School play showed slaves eager to pick cotton

“The University of North Carolina Extension Bulletin in 1925 published a booklet of historical pageants for youths, ‘Children of Old Carolina,’ by Ethel Theodora Rockwell. … Any elementary school in North Carolina was obliged to send $10 for each performance [it staged], while those outside North Carolina had to pay $25.

“The cast of ‘Children of Old Carolina’ include ‘colored’ characters played by children, presumably in blackface. When the character of a ‘negro boy,’ playing a lively tune on a banjo, enters, the ‘colored children carrying baskets and bags of cotton’ join him onstage singing, ‘Dis cott’n want a-pickin’ so bad’…

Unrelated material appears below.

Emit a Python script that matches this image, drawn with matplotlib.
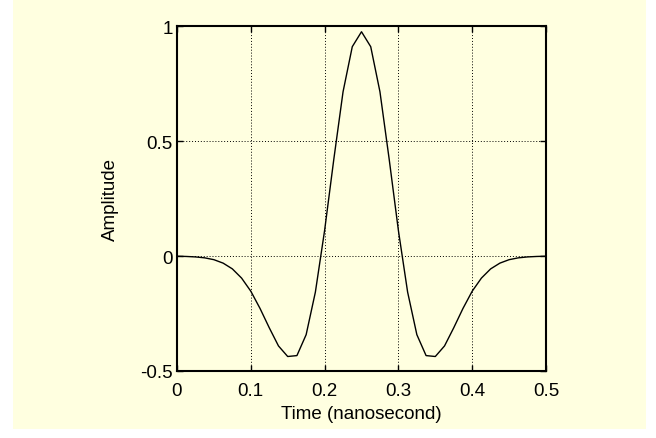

“The play encourages children to act out the revised history of an Old South populated by happy African American slaves who cannot wait to pick cotton.”

— From “Raising Racists: The Socialization of White Children in the Jim Crow South” by Kristina DuRocher (2011)

 

This time, blaming black for crime didn’t work

“It is unknown how many white men committed crimes for which mobs lynched African American men, but occasionally the community caught the white culprit. In Raleigh, North Carolina, Charles E. Davis, a ‘prominent Wake County farmer,’ claimed in 1920 that an unidentified black man had murdered his wife. After authorities began to doubt his story that a ‘lecherous looking black’ had killed her, they arrested Davis for killing his wife, and he hung himself in the county jail.”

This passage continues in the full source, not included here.